## Material provided
□ □ □ □ □
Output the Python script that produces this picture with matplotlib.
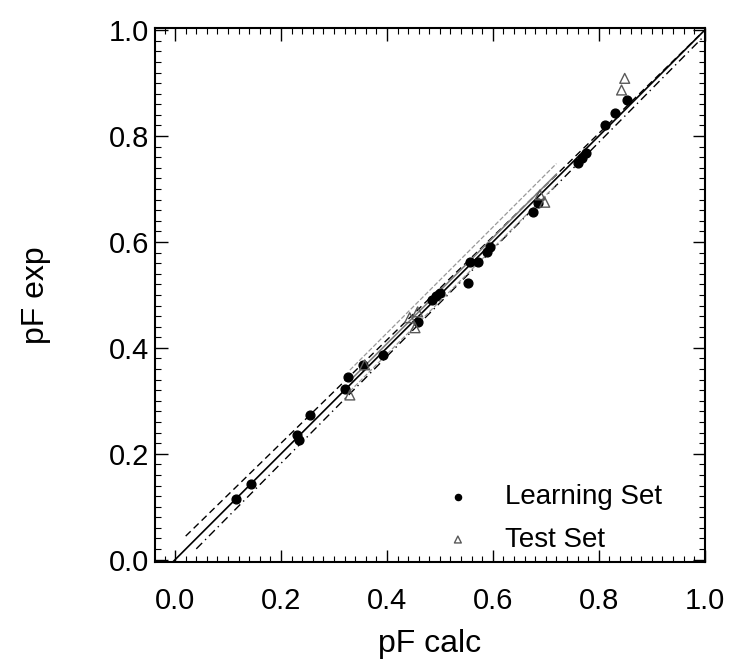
import numpy as np
import matplotlib
matplotlib.use("Agg")
import matplotlib.pyplot as plt
from matplotlib.ticker import MultipleLocator, FormatStrFormatter

plt.rcParams['font.family'] = ['Liberation Sans', 'DejaVu Sans']

# learning set (filled circles)
learn_x = [0.115, 0.143, 0.230, 0.234, 0.255, 0.321, 0.326, 0.355, 0.392, 0.458,
           0.485, 0.492, 0.500, 0.553, 0.557, 0.572, 0.589, 0.594, 0.675, 0.685,
           0.760, 0.768, 0.775, 0.811, 0.830, 0.853]
learn_y = [0.115, 0.143, 0.236, 0.226, 0.274, 0.323, 0.345, 0.368, 0.387, 0.449,
           0.491, 0.498, 0.504, 0.523, 0.562, 0.562, 0.581, 0.591, 0.657, 0.674,
           0.749, 0.758, 0.768, 0.821, 0.843, 0.868]

# test set (open triangles)
test_x = [0.330, 0.358, 0.443, 0.453, 0.458, 0.698, 0.689, 0.849, 0.843]
test_y = [0.311, 0.368, 0.457, 0.438, 0.468, 0.675, 0.689, 0.909, 0.887]

# regression line and bands (intercept, slope, x start, x end)
fit_line = (0.0, 1.0, -0.02, 1.0)
upper_band = (0.025, 0.975, 0.02, 0.99)
lower_band = (-0.02, 1.01, 0.04, 1.0)
test_fit = (0.008, 1.0, 0.33, 0.72)

fig = plt.figure(figsize=(7.31, 6.68), dpi=100)
ax = fig.add_axes([0.212, 0.159, 0.752, 0.799])


def draw(line, **kw):
    b, m, x0, x1 = line
    xs = np.array([x0, x1])
    ax.plot(xs, b + m * xs, **kw)


draw(fit_line, color='black', lw=1.2)
draw(upper_band, color='black', lw=1.0, ls=(0, (5, 3)))
draw(lower_band, color='black', lw=1.0, ls=(0, (6, 3, 1, 3)))
draw(test_fit, color='0.5', lw=1.2)
draw((test_fit[0] + 0.02, 1.0, 0.33, 0.72), color='0.6', lw=0.9, ls='--')
draw((test_fit[0] - 0.02, 1.0, 0.33, 0.72), color='0.6', lw=0.9, ls='--')

ax.scatter(learn_x, learn_y, s=40, color='black', zorder=3, label='Learning Set')
ax.scatter(test_x, test_y, s=50, marker='^', facecolors='none', edgecolors='0.35',
           linewidths=1.0, zorder=4, label='Test Set')

ax.set_xlim(-0.038, 1.0)
ax.set_ylim(-0.004, 1.004)
ax.xaxis.set_major_locator(MultipleLocator(0.2))
ax.yaxis.set_major_locator(MultipleLocator(0.2))
ax.xaxis.set_minor_locator(MultipleLocator(0.02))
ax.yaxis.set_minor_locator(MultipleLocator(0.02))
ax.tick_params(which='both', direction='in', top=True, right=True)
ax.tick_params(which='major', length=9, width=1.0, labelsize=21)
ax.tick_params(which='minor', length=4, width=0.8)
ax.tick_params(axis='x', which='major', pad=18)
ax.tick_params(axis='y', which='major', pad=4)
ax.xaxis.set_major_formatter(FormatStrFormatter('%.1f'))
ax.yaxis.set_major_formatter(FormatStrFormatter('%.1f'))

for sp in ax.spines.values():
    sp.set_linewidth(1.5)

ax.set_xlabel('pF calc', fontsize=23, labelpad=10)
ax.set_ylabel('pF exp', fontsize=23, labelpad=42)

ax.legend(loc='lower right', bbox_to_anchor=(0.968, -0.03), frameon=False,
          fontsize=20, handletextpad=0.7, labelspacing=0.6, markerscale=0.7)

fig.savefig('out.png', dpi=100)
□ □ □ □ □
## Problem
Please write out all of the material above without changing a word, and omit any pictures.

## Reply to the task
Output the Python script that produces this picture with matplotlib.
import numpy as np
import matplotlib
matplotlib.use("Agg")
import matplotlib.pyplot as plt
from matplotlib.ticker import MultipleLocator, FormatStrFormatter

plt.rcParams['font.family'] = ['Liberation Sans', 'DejaVu Sans']

# learning set (filled circles)
learn_x = [0.115, 0.143, 0.230, 0.234, 0.255, 0.321, 0.326, 0.355, 0.392, 0.458,
           0.485, 0.492, 0.500, 0.553, 0.557, 0.572, 0.589, 0.594, 0.675, 0.685,
           0.760, 0.768, 0.775, 0.811, 0.830, 0.853]
learn_y = [0.115, 0.143, 0.236, 0.226, 0.274, 0.323, 0.345, 0.368, 0.387, 0.449,
           0.491, 0.498, 0.504, 0.523, 0.562, 0.562, 0.581, 0.591, 0.657, 0.674,
           0.749, 0.758, 0.768, 0.821, 0.843, 0.868]

# test set (open triangles)
test_x = [0.330, 0.358, 0.443, 0.453, 0.458, 0.698, 0.689, 0.849, 0.843]
test_y = [0.311, 0.368, 0.457, 0.438, 0.468, 0.675, 0.689, 0.909, 0.887]

# regression line and bands (intercept, slope, x start, x end)
fit_line = (0.0, 1.0, -0.02, 1.0)
upper_band = (0.025, 0.975, 0.02, 0.99)
lower_band = (-0.02, 1.01, 0.04, 1.0)
test_fit = (0.008, 1.0, 0.33, 0.72)

fig = plt.figure(figsize=(7.31, 6.68), dpi=100)
ax = fig.add_axes([0.212, 0.159, 0.752, 0.799])


def draw(line, **kw):
    b, m, x0, x1 = line
    xs = np.array([x0, x1])
    ax.plot(xs, b + m * xs, **kw)


draw(fit_line, color='black', lw=1.2)
draw(upper_band, color='black', lw=1.0, ls=(0, (5, 3)))
draw(lower_band, color='black', lw=1.0, ls=(0, (6, 3, 1, 3)))
draw(test_fit, color='0.5', lw=1.2)
draw((test_fit[0] + 0.02, 1.0, 0.33, 0.72), color='0.6', lw=0.9, ls='--')
draw((test_fit[0] - 0.02, 1.0, 0.33, 0.72), color='0.6', lw=0.9, ls='--')

ax.scatter(learn_x, learn_y, s=40, color='black', zorder=3, label='Learning Set')
ax.scatter(test_x, test_y, s=50, marker='^', facecolors='none', edgecolors='0.35',
           linewidths=1.0, zorder=4, label='Test Set')

ax.set_xlim(-0.038, 1.0)
ax.set_ylim(-0.004, 1.004)
ax.xaxis.set_major_locator(MultipleLocator(0.2))
ax.yaxis.set_major_locator(MultipleLocator(0.2))
ax.xaxis.set_minor_locator(MultipleLocator(0.02))
ax.yaxis.set_minor_locator(MultipleLocator(0.02))
ax.tick_params(which='both', direction='in', top=True, right=True)
ax.tick_params(which='major', length=9, width=1.0, labelsize=21)
ax.tick_params(which='minor', length=4, width=0.8)
ax.tick_params(axis='x', which='major', pad=18)
ax.tick_params(axis='y', which='major', pad=4)
ax.xaxis.set_major_formatter(FormatStrFormatter('%.1f'))
ax.yaxis.set_major_formatter(FormatStrFormatter('%.1f'))

for sp in ax.spines.values():
    sp.set_linewidth(1.5)

ax.set_xlabel('pF calc', fontsize=23, labelpad=10)
ax.set_ylabel('pF exp', fontsize=23, labelpad=42)

ax.legend(loc='lower right', bbox_to_anchor=(0.968, -0.03), frameon=False,
          fontsize=20, handletextpad=0.7, labelspacing=0.6, markerscale=0.7)

fig.savefig('out.png', dpi=100)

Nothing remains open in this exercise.